The joke is that you can't train cats, but actually, you can, and most cat owners probably already have trained their cats. Training isn't about getting an animal to obey commands. It's about getting the animal to associate a certain behavior with a reward so they do that behavior, even if it's not something that would be inherently rewarding for them. In that sense, pretty much everyone who has a cat has trained it. If your cat hears the sound of the treat bag rustling, does it come running? There's nothing instinctual about responding to plastic rustling. You've trained your cat that the sound of the treat bag means there's likely a reward.

You might also notice that the cat always comes running and use the treat bag noise as a way of summoning the cat. For example, if you're trying to figure out where the heck the cat got to and want to make sure it's OK, you might lure it with the treat bag. And then of course you give a treat, reinforcing that coming when the treat bag rustles is a rewarding behavior. This is the part where the joke that the cat has trained the human might get made.

I think a better way to think of it is that the human and the cat have found a way to communicate. Communicating across species boundaries is hard! Humans and cats don't share language and even our body language is very different. We communicate with behavior that the other party finds rewarding. You, the human, find it rewarding when your cute cat comes to you. The cat finds rewarding to get a treat. The cat learns that the treat bag means a treat. And you, the human, learn that you can use the sound of the treat bag to get the cat to come.

I could give a lot more examples of things like when you teach the cat that when you've put a blanket on your lap, it's OK to jump up an knead, or that the cat teaches you how to pet it by stretching out and purring, and so on. But I'll just stick to the treat bag example because it's so simple and vivid.

A more precise signal #

What if you want your cat to do something a bit more complicated than come running when the treat bag rustles? You could give a treat when the cat does something good, but it may be hard for the cat to know exactly what it did that was good, and might even get the wrong idea. It takes a while to get the treat out and the cat might have moved on to something else. Cats get distracted pretty easily.

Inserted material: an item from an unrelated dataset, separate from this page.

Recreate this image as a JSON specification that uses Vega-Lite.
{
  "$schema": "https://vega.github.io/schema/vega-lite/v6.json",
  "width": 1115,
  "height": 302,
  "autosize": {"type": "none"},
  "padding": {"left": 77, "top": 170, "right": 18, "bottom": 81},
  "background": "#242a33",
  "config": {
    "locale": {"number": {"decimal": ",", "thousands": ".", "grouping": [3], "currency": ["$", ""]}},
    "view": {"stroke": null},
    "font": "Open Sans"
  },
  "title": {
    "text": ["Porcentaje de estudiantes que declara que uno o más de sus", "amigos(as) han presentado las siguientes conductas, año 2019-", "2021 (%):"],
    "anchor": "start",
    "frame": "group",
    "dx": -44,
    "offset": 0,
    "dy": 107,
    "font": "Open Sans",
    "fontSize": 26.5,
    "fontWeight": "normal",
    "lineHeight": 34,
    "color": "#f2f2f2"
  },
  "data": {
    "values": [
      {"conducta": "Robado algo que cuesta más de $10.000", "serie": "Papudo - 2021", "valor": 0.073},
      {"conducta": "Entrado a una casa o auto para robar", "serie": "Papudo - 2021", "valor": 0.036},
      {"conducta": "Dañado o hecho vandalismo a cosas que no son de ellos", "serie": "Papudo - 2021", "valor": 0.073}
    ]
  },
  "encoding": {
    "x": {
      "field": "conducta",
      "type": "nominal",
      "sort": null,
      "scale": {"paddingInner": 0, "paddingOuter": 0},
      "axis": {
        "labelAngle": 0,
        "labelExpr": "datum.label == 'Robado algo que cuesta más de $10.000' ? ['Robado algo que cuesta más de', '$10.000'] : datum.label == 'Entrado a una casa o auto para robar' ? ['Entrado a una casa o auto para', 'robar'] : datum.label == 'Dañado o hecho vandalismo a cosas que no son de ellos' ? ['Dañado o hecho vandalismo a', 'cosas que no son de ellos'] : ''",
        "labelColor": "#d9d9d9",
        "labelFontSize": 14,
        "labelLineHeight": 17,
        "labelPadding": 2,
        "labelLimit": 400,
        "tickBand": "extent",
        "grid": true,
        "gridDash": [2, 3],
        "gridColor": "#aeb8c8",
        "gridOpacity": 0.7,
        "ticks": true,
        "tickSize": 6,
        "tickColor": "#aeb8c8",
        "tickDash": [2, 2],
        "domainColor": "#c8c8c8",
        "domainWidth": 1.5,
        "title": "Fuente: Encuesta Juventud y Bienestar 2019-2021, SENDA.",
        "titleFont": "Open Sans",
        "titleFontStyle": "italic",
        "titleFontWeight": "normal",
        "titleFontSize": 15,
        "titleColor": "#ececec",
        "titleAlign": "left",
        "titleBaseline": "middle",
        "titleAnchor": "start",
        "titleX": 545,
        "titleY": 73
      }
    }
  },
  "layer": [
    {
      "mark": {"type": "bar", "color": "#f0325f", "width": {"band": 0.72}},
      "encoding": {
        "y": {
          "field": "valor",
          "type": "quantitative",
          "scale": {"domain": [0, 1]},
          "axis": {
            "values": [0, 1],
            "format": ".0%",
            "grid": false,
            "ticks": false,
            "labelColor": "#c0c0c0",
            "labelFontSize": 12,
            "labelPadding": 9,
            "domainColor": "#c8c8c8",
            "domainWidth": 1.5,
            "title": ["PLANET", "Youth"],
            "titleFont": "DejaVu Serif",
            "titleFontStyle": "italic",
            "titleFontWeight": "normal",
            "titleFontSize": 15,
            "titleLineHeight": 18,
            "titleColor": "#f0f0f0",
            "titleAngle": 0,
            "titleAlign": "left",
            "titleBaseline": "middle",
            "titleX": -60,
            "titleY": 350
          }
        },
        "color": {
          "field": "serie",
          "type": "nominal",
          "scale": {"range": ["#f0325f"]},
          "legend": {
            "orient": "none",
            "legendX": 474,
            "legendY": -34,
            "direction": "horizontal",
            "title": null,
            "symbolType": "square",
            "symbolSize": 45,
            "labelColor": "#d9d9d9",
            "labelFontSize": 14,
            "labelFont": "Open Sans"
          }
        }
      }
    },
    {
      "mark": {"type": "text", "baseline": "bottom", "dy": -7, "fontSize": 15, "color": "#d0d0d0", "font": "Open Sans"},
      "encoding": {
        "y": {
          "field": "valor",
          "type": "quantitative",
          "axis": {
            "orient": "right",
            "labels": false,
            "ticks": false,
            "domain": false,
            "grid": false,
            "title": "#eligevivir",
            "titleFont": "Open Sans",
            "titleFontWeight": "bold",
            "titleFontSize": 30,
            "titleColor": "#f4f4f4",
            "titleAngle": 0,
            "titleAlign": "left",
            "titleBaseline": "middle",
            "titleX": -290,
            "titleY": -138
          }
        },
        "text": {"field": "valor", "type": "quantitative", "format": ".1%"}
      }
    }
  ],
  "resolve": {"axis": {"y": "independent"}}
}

This is where the clicker comes in. The click noise instantly communicates to the cat that whatever it just did was the right thing and that a treat is coming. If you watch cat training videos from something like Cat School you might get the impression that clicker training is magical and cats will do amazing tricks right away. Well, maybe if the cat is the talented Jonas from Cat School and you're an animal behaviorist.

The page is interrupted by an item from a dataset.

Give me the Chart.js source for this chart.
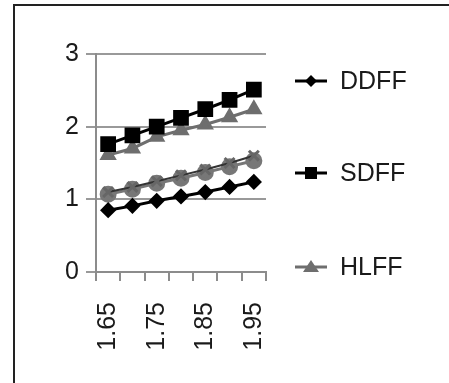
<!DOCTYPE html>
<html>
<head>
<meta charset="utf-8">
<script src="https://cdn.jsdelivr.net/npm/chart.js@4.4.0/dist/chart.umd.min.js"></script>
<style>
body { margin: 0; background: #fff; overflow: hidden; }
#wrap { position: relative; width: 449px; height: 383px; overflow: hidden; }
#frame { position: absolute; left: 13px; top: 4px; right: -10px; bottom: -10px; border-left: 2px solid #222; border-top: 2px solid #222; }
canvas { position: absolute; left: 0; top: 0; }
</style>
</head>
<body>
<div id="wrap">
    <div id="frame"></div>
    <canvas id="grafico" width="449" height="383"></canvas>
</div>
<script>
/* dados */
const categorias = ["1.65", "1.70", "1.75", "1.80", "1.85", "1.90", "1.95"];
const ddff = [0.85, 0.91, 0.98, 1.04, 1.10, 1.17, 1.24];
const sdff = [1.76, 1.88, 2.00, 2.12, 2.24, 2.37, 2.51];
const hlff = [1.61, 1.70, 1.86, 1.95, 2.03, 2.13, 2.24];
const serie4 = [1.10, 1.17, 1.25, 1.33, 1.41, 1.50, 1.60];
const serie5 = [1.07, 1.14, 1.22, 1.29, 1.37, 1.45, 1.53];
const ticksY = [0, 1, 2, 3];

const fonte = "'Liberation Sans', Arial, sans-serif";
Chart.defaults.font.family = fonte;
Chart.defaults.color = "#1a1a1a";

// legenda do lado direito (so as tres primeiras series)
const legendaLateral = {
    id: "legendaLateral",
    afterDraw(chart) {
        const ctx = chart.ctx;
        const x0 = chart.chartArea.right + 29;
        const ys = [81, 173, 267];
        const marcas = ["diamante", "quadrado", "triangulo"];
        ys.forEach((y, i) => {
            const ds = chart.data.datasets[i];
            const cx = x0 + 16;
            ctx.save();
            ctx.strokeStyle = ds.borderColor;
            ctx.lineWidth = 3;
            ctx.beginPath();
            ctx.moveTo(x0, y);
            ctx.lineTo(x0 + 32, y);
            ctx.stroke();
            ctx.fillStyle = ds.pointBackgroundColor;
            ctx.beginPath();
            if (marcas[i] == "diamante") {
                ctx.moveTo(cx, y - 6);
                ctx.lineTo(cx + 6, y);
                ctx.lineTo(cx, y + 6);
                ctx.lineTo(cx - 6, y);
            } else if (marcas[i] == "quadrado") {
                ctx.rect(cx - 6, y - 6, 12, 12);
            } else {
                ctx.moveTo(cx, y - 7);
                ctx.lineTo(cx + 8, y + 5);
                ctx.lineTo(cx - 8, y + 5);
            }
            ctx.closePath();
            ctx.fill();
            ctx.fillStyle = "#1a1a1a";
            ctx.font = "25px " + fonte;
            ctx.textBaseline = "middle";
            ctx.textAlign = "left";
            ctx.fillText(ds.label, x0 + 45, y + 1);
            ctx.restore();
        });
    },
};

const data = {
    labels: categorias,
    datasets: [
        {
            label: "DDFF",
            data: ddff,
            borderColor: "#000",
            backgroundColor: "#000",
            pointBackgroundColor: "#000",
            pointBorderColor: "#000",
            pointStyle: "rectRot",
            pointRadius: 6,
            borderWidth: 3,
            order: 1,
        },
        {
            label: "SDFF",
            data: sdff,
            borderColor: "#000",
            backgroundColor: "#000",
            pointBackgroundColor: "#000",
            pointBorderColor: "#000",
            pointStyle: "rect",
            pointRadius: 9,
            borderWidth: 3,
            order: 1,
        },
        {
            label: "HLFF",
            data: hlff,
            borderColor: "#6e6e6e",
            backgroundColor: "#6e6e6e",
            pointBackgroundColor: "#6e6e6e",
            pointBorderColor: "#6e6e6e",
            pointStyle: "triangle",
            pointRadius: 7,
            borderWidth: 3,
            order: 2,
        },
        {
            label: "Serie 4",
            data: serie4,
            borderColor: "#333",
            backgroundColor: "#666",
            pointBackgroundColor: "#666",
            pointBorderColor: "#666",
            pointStyle: "crossRot",
            pointRadius: 7,
            pointBorderWidth: 3,
            borderWidth: 2,
            order: 3,
        },
        {
            label: "Serie 5",
            data: serie5,
            borderColor: "#777",
            backgroundColor: "#777",
            pointBackgroundColor: "#777",
            pointBorderColor: "#777",
            pointStyle: "circle",
            pointRadius: 7,
            borderWidth: 3,
            order: 4,
        },
    ],
};

const config = {
    type: "line",
    data: data,
    plugins: [legendaLateral],
    options: {
        responsive: false,
        animation: false,
        layout: {
            padding: { left: 0, right: 183, top: 54, bottom: 0 },
        },
        plugins: {
            legend: { display: false },
            tooltip: { enabled: false },
        },
        scales: {
            x: {
                offset: true,
                grid: {
                    offset: true,
                    drawOnChartArea: false,
                    drawTicks: true,
                    tickLength: 9,
                    color: "#8c8c8c",
                    lineWidth: 2,
                },
                border: { color: "#8c8c8c", width: 2 },
                ticks: {
                    autoSkip: false,
                    minRotation: 90,
                    maxRotation: 90,
                    padding: 21,
                    color: "#1a1a1a",
                    font: { size: 25 },
                    callback: function (valor, indice) {
                        return indice % 2 == 0 ? categorias[indice] : "";
                    },
                },
                afterFit: function (escala) {
                    escala.height = 111;
                },
            },
            y: {
                min: 0,
                max: 3,
                afterBuildTicks: function (escala) {
                    escala.ticks = ticksY.map((v) => ({ value: v }));
                },
                grid: {
                    color: "#999",
                    lineWidth: 2,
                    tickLength: 10,
                },
                border: { color: "#8c8c8c", width: 2 },
                ticks: {
                    padding: 7,
                    color: "#1a1a1a",
                    font: { size: 25 },
                },
                afterFit: function (escala) {
                    escala.width = 96;
                },
            },
        },
    },
};

const grafico = new Chart(document.getElementById("grafico"), config);
</script>
</body>
</html>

Of course, a cat doesn't inherently know that click=treat. You have to teach that first.

A series of hoops to jump through #

The first thing I had to figure out what treats Shinjuku would like, or to put it in cat training terms, what was her most high-value treat that would motivate her. It was a slow process. In the beginning, Shinjuku actually ran away from treats. Any food not in her food bowl, she refused to even sniff. I started putting her treats in a little treat dish, and even took to pointing at the treat and explaining it was for her. Eventually I got her to eat some treats.

Then, I got the clicker and clicked it as I put down the treat. She startled and backed away from the treat. I tried a few more times but it seemed like it just stressed her out and made her less interested in the treats, so after a while I gave up.

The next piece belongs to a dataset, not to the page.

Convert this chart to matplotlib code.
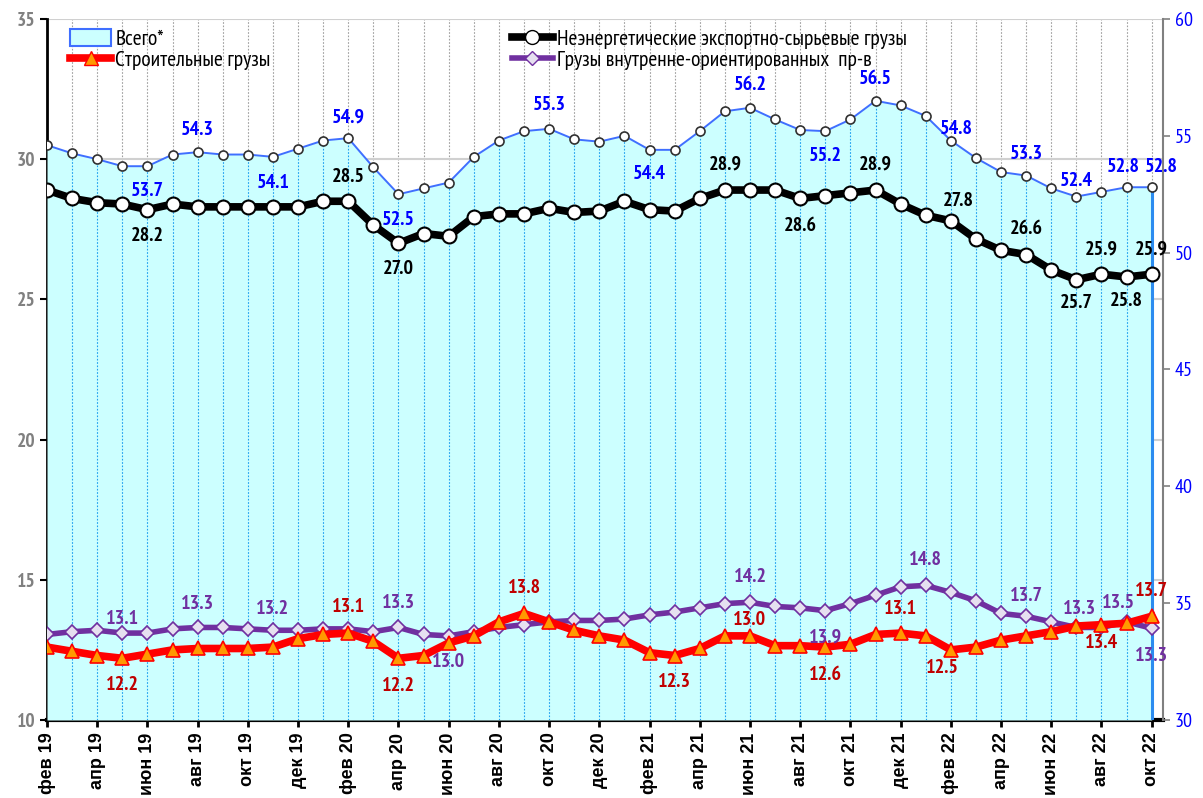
import matplotlib
matplotlib.use('Agg')
import matplotlib.pyplot as plt
from matplotlib.patches import Patch
from matplotlib.lines import Line2D
import matplotlib.font_manager as fm

names = {f.name for f in fm.fontManager.ttflist}
NARROW = next((n for n in ['Liberation Sans Narrow', 'Arial Narrow', 'PT Sans Narrow', 'Roboto Condensed',
                           'Fira Sans Condensed', 'Liberation Sans'] if n in names), 'DejaVu Sans')
WIDE = 'Liberation Sans' if 'Liberation Sans' in names else 'DejaVu Sans'
plt.rcParams['font.family'] = [NARROW, 'DejaVu Sans']

categories = ['фев 19','мар 19','апр 19','май 19','июн 19','июл 19','авг 19','сен 19','окт 19','ноя 19','дек 19',
              'янв 20','фев 20','мар 20','апр 20','май 20','июн 20','июл 20','авг 20','сен 20','окт 20','ноя 20','дек 20',
              'янв 21','фев 21','мар 21','апр 21','май 21','июн 21','июл 21','авг 21','сен 21','окт 21','ноя 21','дек 21',
              'янв 22','фев 22','мар 22','апр 22','май 22','июн 22','июл 22','авг 22','сен 22','окт 22']

total = [54.6, 54.25, 54.0, 53.7, 53.7, 54.2, 54.3, 54.2, 54.2, 54.1, 54.45, 54.8, 54.9, 53.65, 52.5,
         52.75, 53.0, 54.1, 54.8, 55.2, 55.3, 54.85, 54.75, 55.0, 54.4, 54.4, 55.2, 56.05, 56.2, 55.7,
         55.25, 55.2, 55.7, 56.5, 56.3, 55.85, 54.8, 54.05, 53.45, 53.3, 52.75, 52.4, 52.6, 52.8, 52.8]
nonenergy = [28.9, 28.6, 28.45, 28.4, 28.2, 28.4, 28.3, 28.3, 28.3, 28.3, 28.3, 28.5, 28.5, 27.65, 27.0,
             27.35, 27.25, 27.95, 28.05, 28.05, 28.25, 28.1, 28.15, 28.5, 28.2, 28.15, 28.6, 28.9, 28.9, 28.9,
             28.6, 28.7, 28.8, 28.9, 28.4, 28.0, 27.8, 27.15, 26.75, 26.6, 26.05, 25.7, 25.9, 25.8, 25.9]
construction = [12.6, 12.45, 12.3, 12.2, 12.35, 12.5, 12.55, 12.55, 12.55, 12.6, 12.9, 13.05, 13.1, 12.8, 12.2,
                12.3, 12.75, 13.0, 13.5, 13.8, 13.5, 13.2, 13.0, 12.85, 12.4, 12.3, 12.55, 13.0, 13.0, 12.65,
                12.65, 12.6, 12.7, 13.05, 13.1, 13.0, 12.5, 12.6, 12.85, 13.0, 13.15, 13.35, 13.4, 13.45, 13.7]
domestic = [13.05, 13.15, 13.2, 13.1, 13.1, 13.25, 13.3, 13.3, 13.25, 13.2, 13.2, 13.25, 13.25, 13.15, 13.3,
            13.05, 13.0, 13.15, 13.3, 13.4, 13.5, 13.55, 13.55, 13.6, 13.75, 13.85, 14.0, 14.15, 14.2, 14.05,
            14.0, 13.9, 14.15, 14.45, 14.75, 14.8, 14.55, 14.25, 13.8, 13.7, 13.5, 13.3, 13.3, 13.5, 13.27]

series_names = ['Всего*', 'Строительные грузы', 'Неэнергетические экспортно-сырьевые грузы',
                'Грузы внутренне-ориентированных  пр-в']

# data labels: (index, dx px, dy px)
total_lbl = [(4, 0, -25), (6, 0, 22), (9, 0, -26), (12, 0, 21), (14, 0, -26), (20, 0, 24), (24, 0, -24),
             (28, 0, 23), (31, 0, -25), (33, 0, 22), (36, 6, 12), (39, 0, 22), (41, 0, 16), (43, -3, 20), (44, 10, 20)]
nonen_lbl = [(4, 0, -26), (12, 0, 24), (14, 0, -26), (27, 0, 25), (30, 0, -28), (33, 0, 25), (36, 7, 20),
             (39, 0, 26), (41, 0, -23), (42, 0, 25), (43, 0, -24), (44, 0, 25)]
constr_lbl = [(3, 0, -27), (12, 0, 26), (14, 0, -28), (19, 0, 25), (25, 0, -26), (28, 0, 16), (31, 0, -28),
              (34, 0, 24), (36, -8, -18), (42, 0, -18), (44, 0, 25)]
domest_lbl = [(3, 0, 14), (6, 0, 23), (9, 0, 21), (14, 0, 24), (16, 0, -26), (28, 0, 25), (31, 0, -27),
              (35, 0, 25), (39, 0, 20), (41, 3, 18), (43, -8, 19), (44, 0, -28)]

x = list(range(len(categories)))

fig = plt.figure(figsize=(12.03, 7.98), dpi=100)
rect = [47/1203, 78/798, (1163-47)/1203, (720-19)/798]
ax = fig.add_axes(rect)           # left axis, grid
ax2 = ax.twinx()                  # right axis, area
ax3 = ax.twinx()                  # lines on left scale
ax.set_zorder(0); ax2.set_zorder(1); ax3.set_zorder(2)
for a in (ax2, ax3):
    a.patch.set_visible(False)

xmax = len(categories) - 1 + 0.45
ax.set_xlim(0, xmax)
ax.set_ylim(10, 35)
ax3.set_ylim(10, 35)
ax2.set_ylim(30, 60)

# grid on ax
ax.set_yticks([10, 15, 20, 25, 30, 35])
ax.yaxis.grid(True, color='#D0D0D0', lw=1.5)
for xi in x:
    ax.axvline(xi, color='#A0A0A0', lw=0.8, ls=(0, (1.5, 1.5)), zorder=0.5)
ax.set_axisbelow(True)

# area
ax2.fill_between(x, 30, total, color='#CCFFFF', lw=0, zorder=1)
ax2.vlines(x[1:-1], 30, total[1:-1], colors='#1EA0F0', lw=0.8, linestyles=(0, (1.5, 1.5)), zorder=2)
ax2.vlines([x[-1]], 30, [total[-1]], colors='#2C8CF0', lw=2.2, zorder=3)
ax2.plot(x, total, color='#3F6FFF', lw=1.4, marker='o', ms=6.5, mfc='white', mec='#303030', mew=1.2, zorder=4)

# lines
ax3.plot(x, nonenergy, color='black', lw=5.5, marker='o', ms=10, mfc='white', mec='black', mew=1.5, zorder=5)
ax3.plot(x, construction, color='#FF0000', lw=5.5, marker='^', ms=10, mfc='#FF9900', mec='#FF0000', mew=1.2, zorder=4)
ax3.plot(x, domestic, color='#7030A0', lw=4, marker='D', ms=7.5, mfc='#E6E0F0', mec='#7030A0', mew=1.2, zorder=3)

lblfont = dict(fontsize=14.5, fontweight='bold', ha='center', va='center')
for i, dx, dy in total_lbl:
    ax2.annotate(f'{total[i]:.1f}', (x[i], total[i]), xytext=(dx, dy), textcoords='offset pixels',
                 color='#0000FF', zorder=10, **lblfont)
for i, dx, dy in nonen_lbl:
    ax3.annotate(f'{nonenergy[i]:.1f}', (x[i], nonenergy[i]), xytext=(dx, dy), textcoords='offset pixels',
                 color='black', zorder=10, **lblfont)
for i, dx, dy in constr_lbl:
    ax3.annotate(f'{construction[i]:.1f}', (x[i], construction[i]), xytext=(dx, dy), textcoords='offset pixels',
                 color='#C00000', zorder=10, **lblfont)
for i, dx, dy in domest_lbl:
    ax3.annotate(f'{domestic[i]:.1f}', (x[i], domestic[i]), xytext=(dx, dy), textcoords='offset pixels',
                 color='#7030A0', zorder=10, **lblfont)

# axes styling
ax.set_xticks(x[::2])
ax.set_xticklabels(categories[::2], rotation=90, fontsize=13, fontweight='bold',
                   family=[WIDE, 'DejaVu Sans'])
ax.tick_params(axis='x', length=5, width=2, color='black', pad=4)
ax.tick_params(axis='y', length=5, width=1.5, color='black', labelcolor='#808080', labelsize=14)
for t in ax.get_yticklabels():
    t.set_fontweight('bold')
ax2.set_yticks([30, 35, 40, 45, 50, 55, 60])
ax2.tick_params(axis='y', length=5, width=1.2, color='#808080', labelcolor='#0000FF', labelsize=14.5)
ax3.set_yticks([])

for a in (ax, ax2, ax3):
    for s in a.spines.values():
        s.set_visible(False)
ax.spines['left'].set_visible(True); ax.spines['left'].set_linewidth(2); ax.spines['left'].set_color('black')
ax.spines['bottom'].set_visible(True); ax.spines['bottom'].set_linewidth(3); ax.spines['bottom'].set_color('black')
ax2.spines['right'].set_visible(True); ax2.spines['right'].set_color('#808080'); ax2.spines['right'].set_linewidth(1.5)

# legends
h_total = Patch(facecolor='#CCFFFF', edgecolor='#3F6FFF', lw=1.5)
h_constr = Line2D([], [], color='#FF0000', lw=5.5, marker='^', ms=10, mfc='#FF9900', mec='#FF0000')
h_nonen = Line2D([], [], color='black', lw=5.5, marker='o', ms=10, mfc='white', mec='black')
h_dom = Line2D([], [], color='#7030A0', lw=4, marker='D', ms=7.5, mfc='#E6E0F0', mec='#7030A0')
legkw = dict(frameon=False, fontsize=15.5, handlelength=1.9, handletextpad=0.2, labelspacing=0.08,
             borderaxespad=0.05, handleheight=0.85)
leg1 = ax3.legend([h_total, h_constr], series_names[:2], loc='upper left', bbox_to_anchor=(0.012, 1.0), **legkw)
ax3.add_artist(leg1)
ax3.legend([h_nonen, h_dom], series_names[2:], loc='upper left', bbox_to_anchor=(0.408, 1.0), **legkw)

fig.savefig('out.png', dpi=100)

At the same time, I continued to occasionally give her treats to figure out what she might like. I also used treats to encourage her to explore new objects. For example, when I bought a heated pad for her, I used treats to lure her on to it. (Once she figured out it was warm, she no longer needed luring.) Every time I wanted her to go on a thing and put a treat down, I had the habit of tapping it twice with my finger.

In January, I tried a new kind of treat, Greenies Dental Treats, and she was incredibly eager for them. Shinjuku is not a very food-motivated cat, but she would follow me around the house if I had Greenies. She also purred loudly while eating them. At long last, I had found the high-value treat that would motivate her! If only I could get her to stop being scared of the clicker.

One day, and I now don't remember why, I tapped the top of a box twice with my finger when Shinjuku was around. She made a happy mreow and jumped directly on top of the box. I realized then that I had slowly, and somewhat accidentally, trained her that when I tap something twice, she will get treat when she goes there. It had taken months because I wasn't very precise, but one day she just got it. And I got it, too. I immediately got some Greenies and fed one to her.

We had a motivating, high-value reward and a signal she understood.

When it clicked #

I started doing "cat agility" with her, tapping boxes, chairs, and others places and giving her cut up bits of treat when she went where I tapped. After a few days of this, I decided to try the clicker again. We had the treat she liked, and she got used to the idea that we'd do training together every day. Into this routine, which she seemed to enjoy, I added a new thing: the click.

I got a bunch of little treats, and gave her one. Once I had her attention, I clicked the clicker, and gave her another. She did not run away! I did that over and over with a bunch of treats. Click, treat; click, treat; click, treat. Over and over until click=treat. It didn't take long.

Then I did a little bit more of the usual training, tapping at a box, except this time when she got on, I immediately clicked the clicker and then gave the treat. She got it very quickly from that point.

As soon as I started using the clicker with her, she made much faster progress. Previously, she wasn't quite sure if she would get a treat just by putting her front paws on the box, and seemed a bit frustrated. Within a few rounds, she got it that all four paws (click!) was the required action. She also understood that if there was a click, she should stay where she was and wait for the treat.

After a few days, I noticed that she was following the hand with the clicker, not the pocket with the treats as before. The click=treat association solidified quickly.

Patience, patience, patience #

Training a somewhat timid senior cat is probably harder than training a younger, bolder, or more food-motivated cat would be. It took a lot of patience to even get to the point where we could do training. The sequence went something like this:

  1. 3 months: Get cat to feel brave enough to accept treats.
  2. 3 months: Find a treat the cat finds truly motivating.
  3. 3 months: Accidentally teach the cat that "tap, tap" means "Go here for treat."
  4. 1 week: Associate treats with "click."

Granted, most people might not want to go through all that. Cats mostly learn to do all the important things on their own. I think it's pretty worthwhile though because it's a fun activity for both the human and the cat. You can teach the cat fun tricks or useful behaviors that will help keep the safe, like staying in one spot or coming when called. It's fun to have a routine with Shinjuku and I love how excited she gets when it's training time. She runs ahead of me to the box fort where we train, tail up and proud. She makes the most adorable mreows and purrs loudly while eating the treats. It's a cooperative activity.

For me, there's an added reward: the fun of doing something that's supposed to be impossible.